幕張メッセで11月24~26日の3日間にわたり開催された「第7回 鉄道技術展 2021」にて、日本信号は鉄道沿線設備の地上検査(現在はおもに作業員が現地で実施)を車上化する「Traio 車上ユニット」などを展示した。

  • 日本信号のブースにて、JR西日本の総合検測車DEC741形に搭載された車上機器(屋根上カメラ、近赤外線照明)も展示されている

「Traio(トレイオ)」は「Train」と「IoT」を組み合わせた造語。鉄道の設備情報・沿線情報・サービス情報を地上のIoTネットワークと車上の映像システムによって収集し、クラウドで蓄積・分析するシステムとなる。「Traio」システムの一部はJR西日本との共同開発品となっており、JR西日本が新製した総合検測車DEC741形に「Traio 車上ユニット」が搭載されている。

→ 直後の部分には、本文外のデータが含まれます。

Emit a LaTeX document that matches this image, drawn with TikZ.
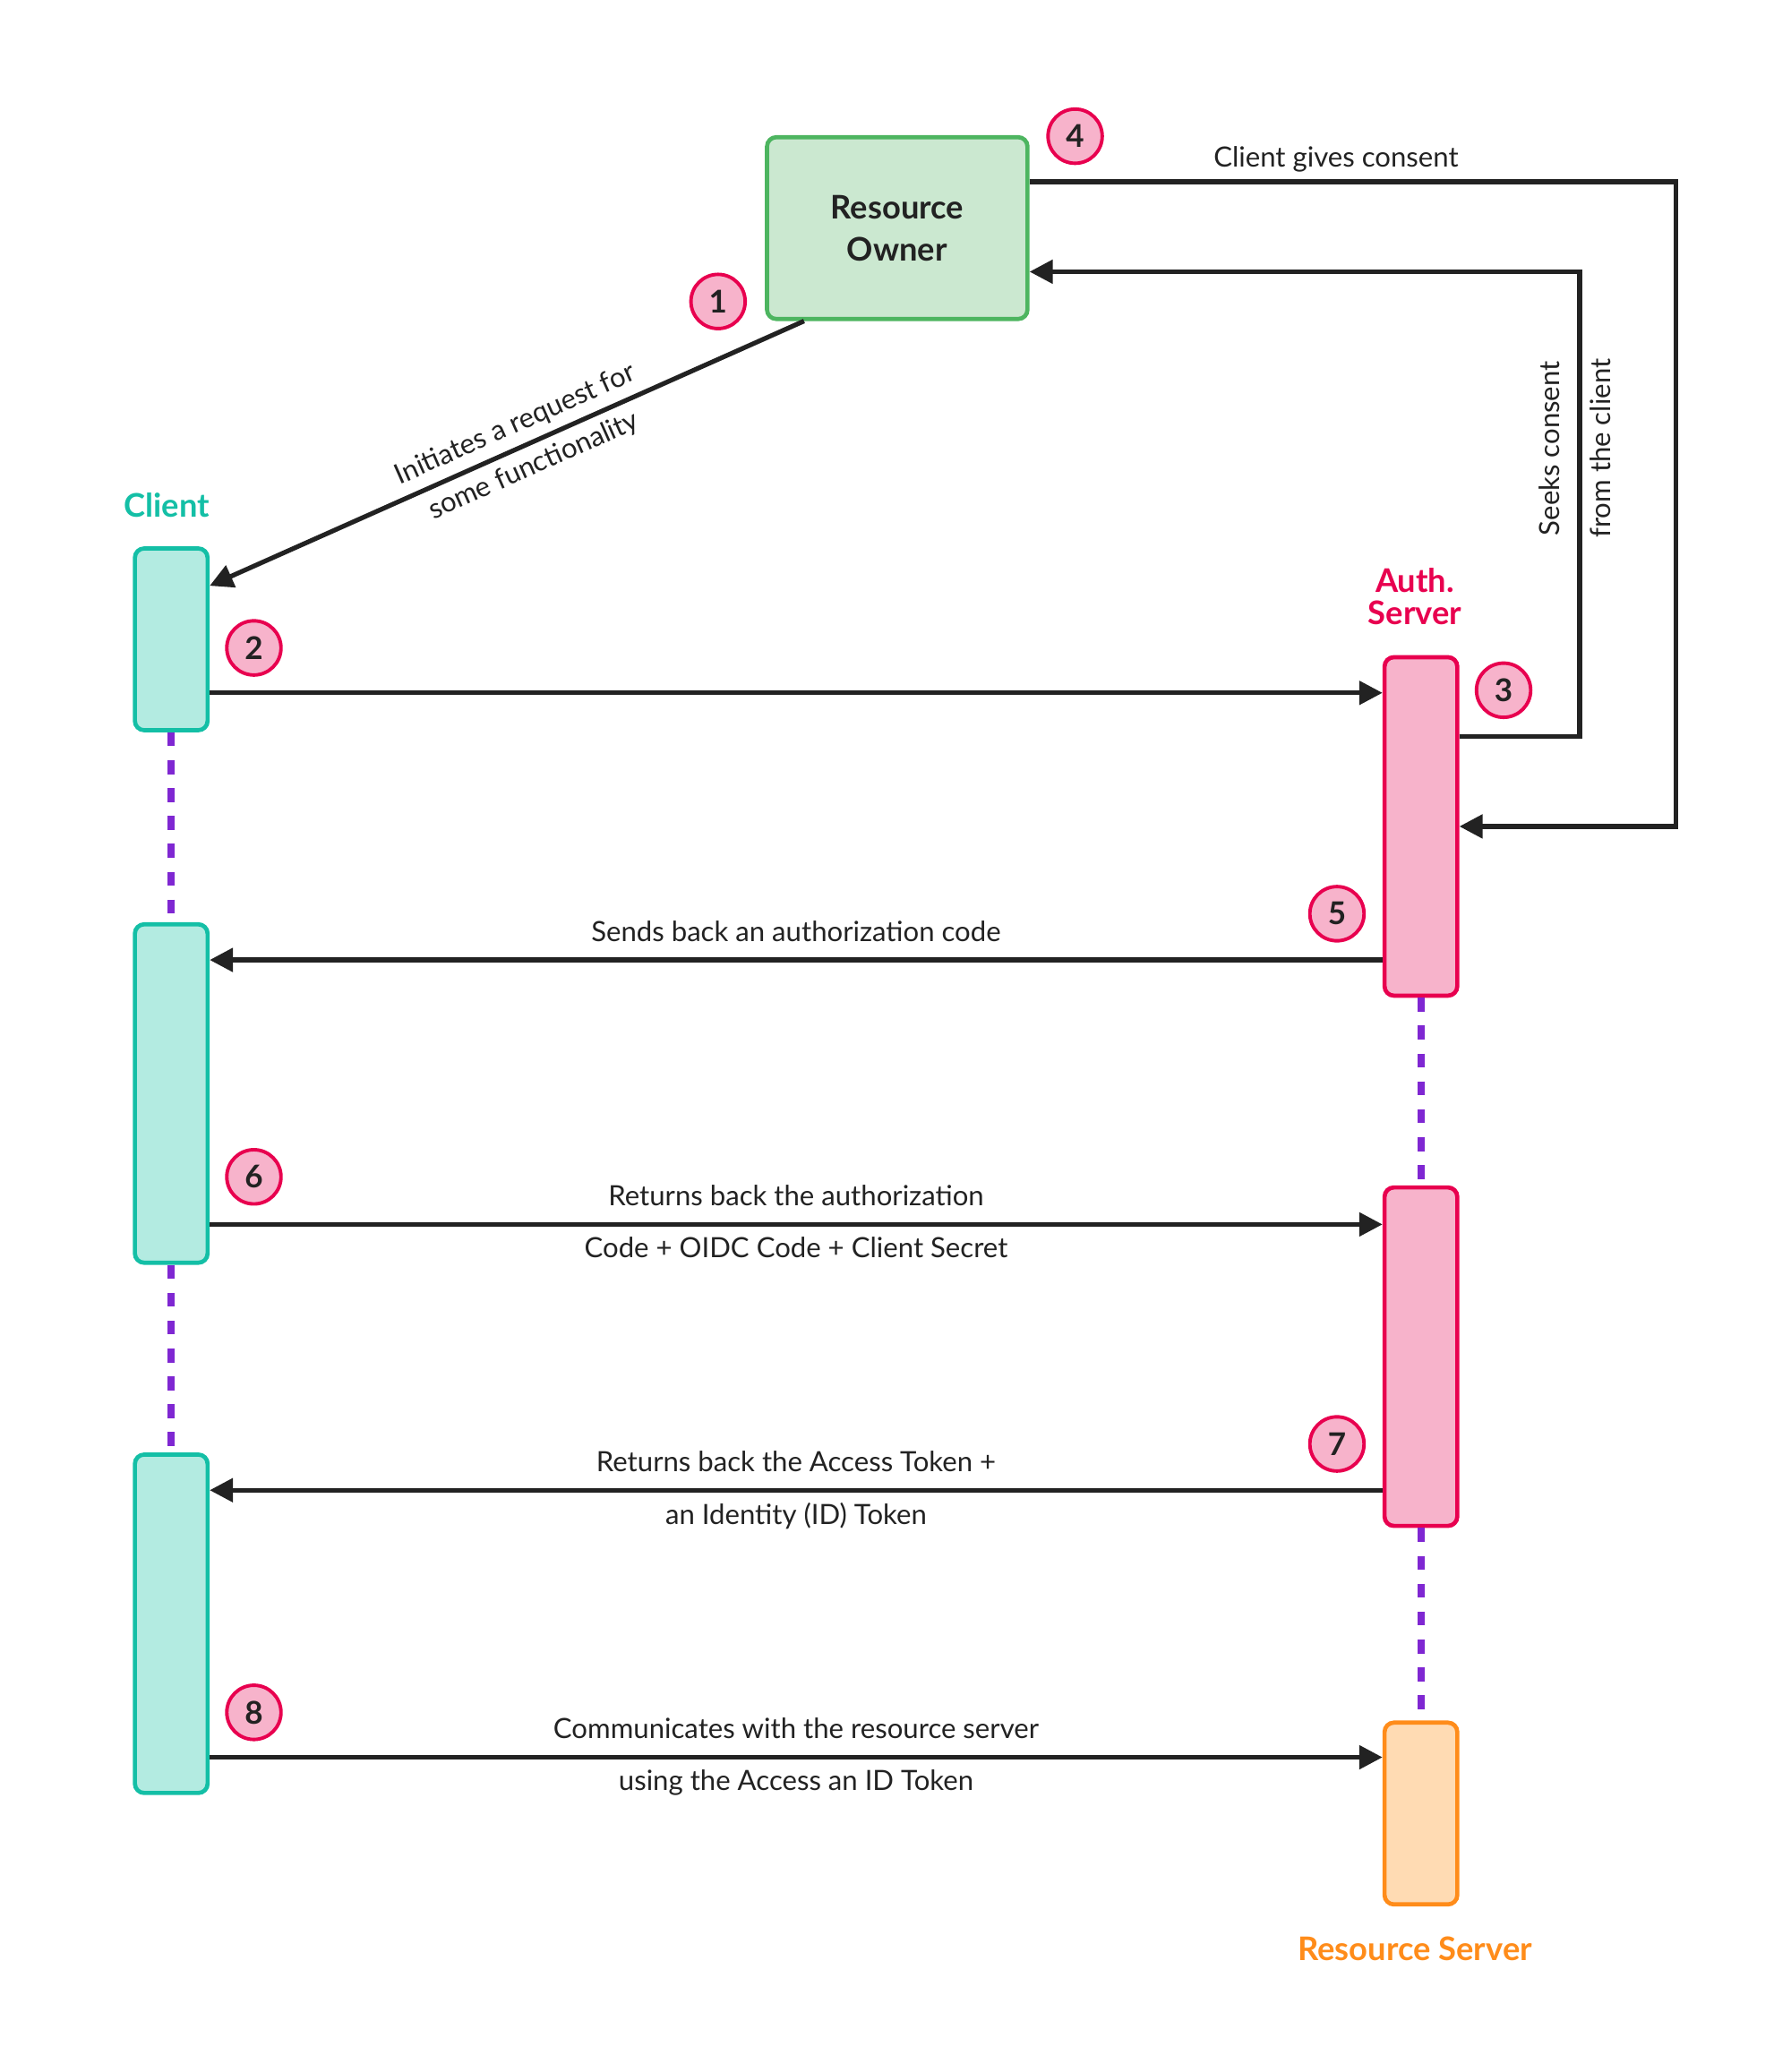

「Traio 車上ユニット」では、車上撮影システムの取得データを地上設備で抽出・判定することで、地上検査の車上化を実現。近赤外線照明により夜間の走行撮影もできる。懸垂がいし、コンクリート柱、曲線引装置、可動ブラケット、高圧ケーブル、やぐらといった鉄道沿線設備の状況を撮影し、総合検測車の大規模記憶媒体に格納する。

撮影した画像をもとにAIがベストショットを抽出し、クラウドや設備管理サーバで良否の自動判定を行う。センサではとらえることが困難だった設備の異常に関する判断をAIが支援することで、保守作業の省力化を実現できる。このAIモデルはディープラーニングで自ら学習することも可能だという。「Traio 車上ユニット」に関して、将来的に機動性の高い軌陸車を用いた検測車の開発も検討しているとのことだった。

  • 「Traio」システムや「Traio 車上ユニット」について紹介

  • 「NSWp形耐水形転てつ機」

「Traio」システムは「Traio 車上ユニット」のほか、情報セキュリティを考慮した設計・検証を実施する「Traio 地上ユニット」、データ収集・蓄積・分析を行うプライベートクラウド「Traio クラウド」などがあり、クラウドシステムとIoTネットワーク(地上データ収集)、AIを使った映像収集解析(車上データ収集)により、鉄道・駅・沿線をトータルで見守るシステムになるとのこと。

関連して「NSWp形耐水型転てつ機」「新型しゃ断機」も展示された。「NSWp形耐水型転てつ機」は、耐水性を強化し、本体上部までの耐水性を確保する一方で、センサユニットとも一体化。電流・電圧など測定し、「Traio クラウド」で集約・分析する。機器状態を指令などに伝達でき、定期点検の自動化を実現する。「新型しゃ断機」は制御部を統合・小型化し、センサユニットとも一体化。アンテナが装備され、LoRa無線通信によって定期検査の省力化・自動化を可能にしている。

  • 「新型しゃ断機」

  • 踏切障害物はカメラでも検知する

  • 顔認証改札機

  • 日本信号のブース

日本信号のブースでは、他にも顔認証改札機をはじめ、最新のデジタル技術(自動化、ロボット化、保守レス、画像認識など)を活用した鉄道システムが展示された。ブース内でプレゼンテーションも行い、利用者が安全・安心に鉄道を利用でき、かつ省力化・省人化も実現する効率的な鉄道事業経営を実現するソリューションを紹介していた。